Question

A brick is thrown upward from the top of a building at an angle of 250 above the horizontal, and with an initial speed of 15 m/s. If it takes 3.0 s for the brick hit the ground, (a) how tall is the building? (b) What is the maximum height of the brick?

Answer 1

Answer:

(a) 25.08 m

(b) 2.05 m

Step-by-step explanation:

Let the height of the building be 'h'.

Given:

Angle of projection is, $\theta=25$°

Initial speed is, $u=15\ m/s$

Time of flight is, $t=3.0\ s$

(a)

Consider the vertical motion of the brick.

Vertical component of initial velocity is given as:

$u_y=u\sin\theta\\\\u_y=15\sin(25)=6.34\ m/s$

Vertical displacement of the brick is equal to the height of the building.

So, vertical displacement = $-h$ (Negative sign implies downward motion)
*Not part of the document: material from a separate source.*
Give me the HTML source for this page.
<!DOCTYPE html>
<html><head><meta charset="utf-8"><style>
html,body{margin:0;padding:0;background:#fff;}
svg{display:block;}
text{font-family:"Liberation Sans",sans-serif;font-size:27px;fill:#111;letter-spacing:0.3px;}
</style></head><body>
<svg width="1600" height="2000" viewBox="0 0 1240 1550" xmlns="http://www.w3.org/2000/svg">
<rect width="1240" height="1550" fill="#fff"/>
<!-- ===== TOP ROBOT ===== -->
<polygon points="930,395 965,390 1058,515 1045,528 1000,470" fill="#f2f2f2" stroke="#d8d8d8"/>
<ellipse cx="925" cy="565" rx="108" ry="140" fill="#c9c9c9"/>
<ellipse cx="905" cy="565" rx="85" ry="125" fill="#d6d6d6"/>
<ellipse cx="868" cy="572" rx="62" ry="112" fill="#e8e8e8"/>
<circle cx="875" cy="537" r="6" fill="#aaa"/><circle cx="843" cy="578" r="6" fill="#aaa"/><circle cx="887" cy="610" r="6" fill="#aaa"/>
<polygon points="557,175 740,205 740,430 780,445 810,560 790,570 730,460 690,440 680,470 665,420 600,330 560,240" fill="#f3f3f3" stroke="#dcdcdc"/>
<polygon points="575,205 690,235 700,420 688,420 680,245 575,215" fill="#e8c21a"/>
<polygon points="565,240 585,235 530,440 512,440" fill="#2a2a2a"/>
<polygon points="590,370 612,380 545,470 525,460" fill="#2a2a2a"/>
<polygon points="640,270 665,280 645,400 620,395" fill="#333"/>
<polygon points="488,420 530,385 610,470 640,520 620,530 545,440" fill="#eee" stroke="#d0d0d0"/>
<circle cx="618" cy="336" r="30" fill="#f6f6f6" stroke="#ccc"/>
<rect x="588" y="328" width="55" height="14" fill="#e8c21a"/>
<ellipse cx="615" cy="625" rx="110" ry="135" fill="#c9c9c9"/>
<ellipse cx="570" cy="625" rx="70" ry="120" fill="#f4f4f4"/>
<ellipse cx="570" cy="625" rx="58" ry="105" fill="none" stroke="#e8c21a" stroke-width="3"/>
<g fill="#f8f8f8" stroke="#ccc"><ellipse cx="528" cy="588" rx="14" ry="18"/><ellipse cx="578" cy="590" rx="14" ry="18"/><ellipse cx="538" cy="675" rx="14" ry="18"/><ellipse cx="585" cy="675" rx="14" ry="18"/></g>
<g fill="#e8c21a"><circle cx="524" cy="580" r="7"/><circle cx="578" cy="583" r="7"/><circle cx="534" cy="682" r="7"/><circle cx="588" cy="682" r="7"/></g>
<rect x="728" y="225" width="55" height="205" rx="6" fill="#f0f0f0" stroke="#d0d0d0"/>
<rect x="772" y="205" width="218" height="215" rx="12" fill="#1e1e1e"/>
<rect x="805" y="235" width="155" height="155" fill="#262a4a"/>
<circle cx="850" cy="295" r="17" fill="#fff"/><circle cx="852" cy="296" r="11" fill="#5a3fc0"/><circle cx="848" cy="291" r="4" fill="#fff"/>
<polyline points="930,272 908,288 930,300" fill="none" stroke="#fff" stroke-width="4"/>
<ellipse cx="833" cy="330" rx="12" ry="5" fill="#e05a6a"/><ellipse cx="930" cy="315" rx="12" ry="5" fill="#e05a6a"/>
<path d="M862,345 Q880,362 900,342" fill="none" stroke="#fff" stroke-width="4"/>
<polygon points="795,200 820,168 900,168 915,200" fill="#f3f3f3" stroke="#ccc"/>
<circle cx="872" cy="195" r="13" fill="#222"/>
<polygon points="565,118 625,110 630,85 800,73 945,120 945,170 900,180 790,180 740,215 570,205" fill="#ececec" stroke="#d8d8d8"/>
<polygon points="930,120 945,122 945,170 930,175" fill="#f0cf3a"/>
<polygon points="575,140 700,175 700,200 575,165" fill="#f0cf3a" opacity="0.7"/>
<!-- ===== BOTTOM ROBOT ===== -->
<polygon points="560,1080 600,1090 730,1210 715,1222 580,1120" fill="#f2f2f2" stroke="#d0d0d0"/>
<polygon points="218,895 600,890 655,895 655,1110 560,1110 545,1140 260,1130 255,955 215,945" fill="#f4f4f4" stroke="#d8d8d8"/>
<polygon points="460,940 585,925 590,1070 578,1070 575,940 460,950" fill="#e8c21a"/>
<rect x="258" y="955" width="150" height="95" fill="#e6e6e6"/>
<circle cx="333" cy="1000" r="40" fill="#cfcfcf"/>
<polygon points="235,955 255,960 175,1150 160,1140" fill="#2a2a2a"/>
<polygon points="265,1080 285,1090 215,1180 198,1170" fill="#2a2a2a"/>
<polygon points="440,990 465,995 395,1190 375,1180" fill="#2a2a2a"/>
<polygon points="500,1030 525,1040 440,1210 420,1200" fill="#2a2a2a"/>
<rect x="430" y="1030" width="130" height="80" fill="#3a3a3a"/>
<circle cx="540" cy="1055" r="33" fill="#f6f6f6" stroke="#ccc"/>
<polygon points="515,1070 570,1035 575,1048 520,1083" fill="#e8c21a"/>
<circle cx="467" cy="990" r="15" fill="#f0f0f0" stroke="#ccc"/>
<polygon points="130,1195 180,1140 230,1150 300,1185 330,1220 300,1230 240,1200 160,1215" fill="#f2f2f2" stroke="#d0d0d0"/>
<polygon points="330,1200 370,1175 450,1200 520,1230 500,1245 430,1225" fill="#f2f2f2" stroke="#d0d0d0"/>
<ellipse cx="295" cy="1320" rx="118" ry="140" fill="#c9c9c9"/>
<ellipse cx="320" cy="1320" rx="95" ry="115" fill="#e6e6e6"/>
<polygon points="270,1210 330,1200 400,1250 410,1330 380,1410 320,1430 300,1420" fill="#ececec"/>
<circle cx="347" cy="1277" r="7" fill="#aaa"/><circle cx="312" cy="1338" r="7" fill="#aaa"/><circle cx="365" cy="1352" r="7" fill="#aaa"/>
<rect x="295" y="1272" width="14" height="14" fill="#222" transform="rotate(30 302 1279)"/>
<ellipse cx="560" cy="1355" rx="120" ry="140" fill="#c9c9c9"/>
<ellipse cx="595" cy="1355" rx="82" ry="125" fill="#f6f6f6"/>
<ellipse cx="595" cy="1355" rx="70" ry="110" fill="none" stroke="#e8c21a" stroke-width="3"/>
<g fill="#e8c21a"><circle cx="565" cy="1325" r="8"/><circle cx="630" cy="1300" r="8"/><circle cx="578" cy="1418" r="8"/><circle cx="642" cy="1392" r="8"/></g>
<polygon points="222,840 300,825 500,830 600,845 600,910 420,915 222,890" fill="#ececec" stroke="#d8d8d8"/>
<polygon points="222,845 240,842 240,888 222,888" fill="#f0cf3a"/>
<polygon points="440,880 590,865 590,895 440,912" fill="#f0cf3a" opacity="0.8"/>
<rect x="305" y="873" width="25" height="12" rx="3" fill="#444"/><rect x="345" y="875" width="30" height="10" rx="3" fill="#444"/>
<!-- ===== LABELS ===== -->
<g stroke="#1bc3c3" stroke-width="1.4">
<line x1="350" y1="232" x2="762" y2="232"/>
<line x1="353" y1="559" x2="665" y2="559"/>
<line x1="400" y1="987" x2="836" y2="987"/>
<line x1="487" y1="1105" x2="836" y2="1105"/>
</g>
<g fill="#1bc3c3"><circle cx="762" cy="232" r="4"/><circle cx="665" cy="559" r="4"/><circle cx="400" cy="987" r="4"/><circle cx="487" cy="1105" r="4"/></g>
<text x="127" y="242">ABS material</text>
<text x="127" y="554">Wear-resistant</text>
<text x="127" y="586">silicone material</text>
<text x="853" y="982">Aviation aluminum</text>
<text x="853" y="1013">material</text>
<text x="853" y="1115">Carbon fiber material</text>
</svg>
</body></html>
Acceleration is due to gravity in the downward direction. So,

Acceleration is, $g=-9.8\ m/s^2$

Now, using the following equation of motion;

$-h=u_yt+\frac{1}{2}gt^2\\-h=6.34(3)-\frac{9.8}{2}(3)^2\\\\-h=19.02-44.1\\\\-h=-25.08\\\\h=25.08\ m$

Therefore, the building is 25.08 m tall.

(b)

Let the maximum height be 'H'.

At maximum height, the vertical component of velocity is 0 as the brick stops temporarily in the vertical direction.

So, $v_y=0\ m/s$

Now, using the following equation of motion, we have:

$v_y^2=u_y^2+2gH\\\\0=(6.34)^2-2\times 9.8\times H\\\\19.6H=40.2\\\\H=\frac{40.2}{19.6}=2.05\ m$

Therefore, the maximum height of the brick is 2.05 m.